Typically, the strategy of Kahanazi actors has focused on creating propaganda, debating with other far-right extremists, and eventually convincing young Jewish boys and men to engage with it. This is done through polishing modern propaganda. The approach is largely visual, focusing on memes and terrorwave videos, sometimes including footage of gore and dead Palestinians. Of these videos, the less overtly hateful and violent ones are spread on Tiktok. There, they elicite controversy and engagement from mortified onlookers; perplexed reactions from pro-Israel right-wing accounts; and rebukes from neo-Nazis–keen to angrily defend their cultural pastime of editing gore footage to bad electronic music from those they see as subversive Jewish interlopers. Via Tiktoks and direct messages, sympathetic and curious users are directed to Telegram chats where more extreme materials are shared.
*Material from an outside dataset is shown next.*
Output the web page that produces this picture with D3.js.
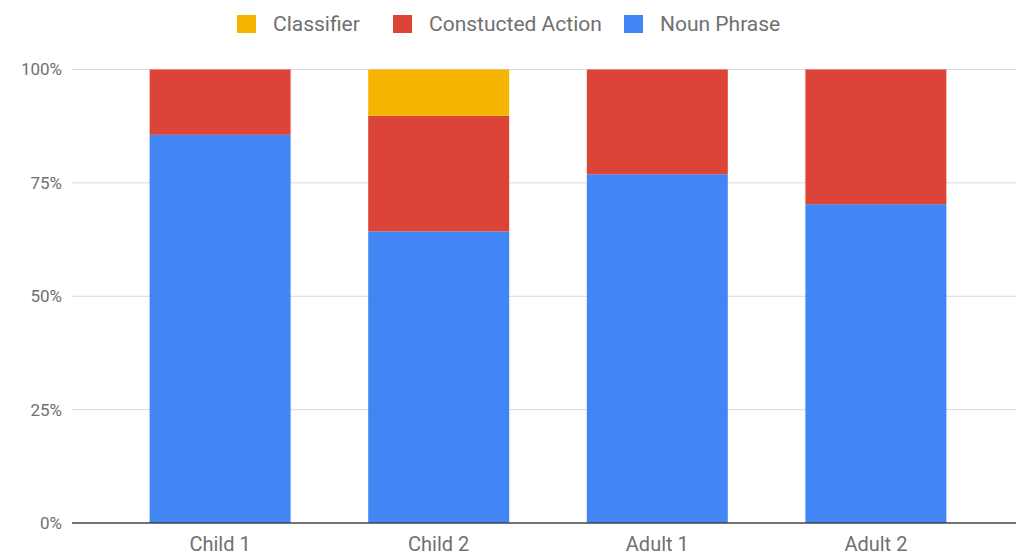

While the activity of the Kahanazi movement is undoubtedly an online network invested primarily in memetic warfare, there are hints that the network is ready for offline action. Members of the network frequently post videos of themselves posing with Jewish Defense League merchandise, disrupting pro-Palestine demonstrations, and taking their irony-poisoned brand of meming to offline tagging.

Two simple symbols are carved in beach sand: A Swastika (left) and Star of David (right). Text below these is blurred.
A member of the movement uploads a carving of a Swastika and a Star of David in beach sand above his social media handle. Retrieved from Telegram.

In one particularly alarming case, a Canadian teenager adorned in a skull mask posed in front of pro-Palestine demonstrators in the streets of Toronto with a printed out poster of Baruch Goldstein.

A boy or young man adorning a skull balaclava under aviator sunglasses and a Star of David necklace. stands in front of a crowd of people with blurred faces in daylight, with trees around. He holds up a picture of a man (Baruch Goldstein) smiling, aimed towards the camera. The TikTok watermark is present on the bottom-right.
A young man in a skull mask and a Star of David necklace enticing pro-Palestine demonstrators in Toronto with a printout portrait of Islamophobic mass murderer Baruch Goldstein. Retrieved from Tiktok.

Conclusions

With a lack of ideological cohesion and a very, very limited identity to appeal to (Jewish Nazis are not exactly a major demographic), it is possible that this movement goes in a few different directions. 

The first is that it becomes more cohesive: It may draw on more appealing far-right grievances among Jewish youth, or else desensitize young radical Zionists to neo-Nazism over continued online exposure.

Another is that the teenagers and young men engaged in the subculture find a home in more organized Kahanist movements, as some evidently already have. This would allow them to engage in offline activism, intimidation, and violent tendencies with more organizational capabilities, while still engaging openly in much of the same extreme violent and hateful rhetoric online and offline. And though they are rare, there are certainly violent Kahanists in North America. Toronto police arrested a man in February who was found with Kahane Chai paraphernalia. As online activity shows, the current Western political environment is rife with cross-movement hatred for Palestinians, leaving ample opportunity for Kahanist group resurgences in more unlikely cities. 

Others may find homes in more violent, exploitative, and unpredictable nihilistic violent extremist groups. This would better appeal to fixations on violence while satisfying the unsophisticated (and mostly aesthetic) ideological leanings of teenagers venerating men like Baruch Goldstein and posting MKY content. 

Evidently, all of these options are public safety and national security risks. With a movement so fascinated with violence for the sake of violence and such little room for ideological interference, there is no clear trajectory and no single solution. Short of reporting every Jewish teenager who venerates the Atomwaffen to their moms and their shuls, a multisectoral approach to mental health, youth well being, and social cohesion is more than likely going to be the only thing that insulates us.

An earlier version of this article misidentified former Alternative Right author Richard Hanania as Jewish. This was a misunderstanding of comments Hanania has made about Judaism and has since been deleted.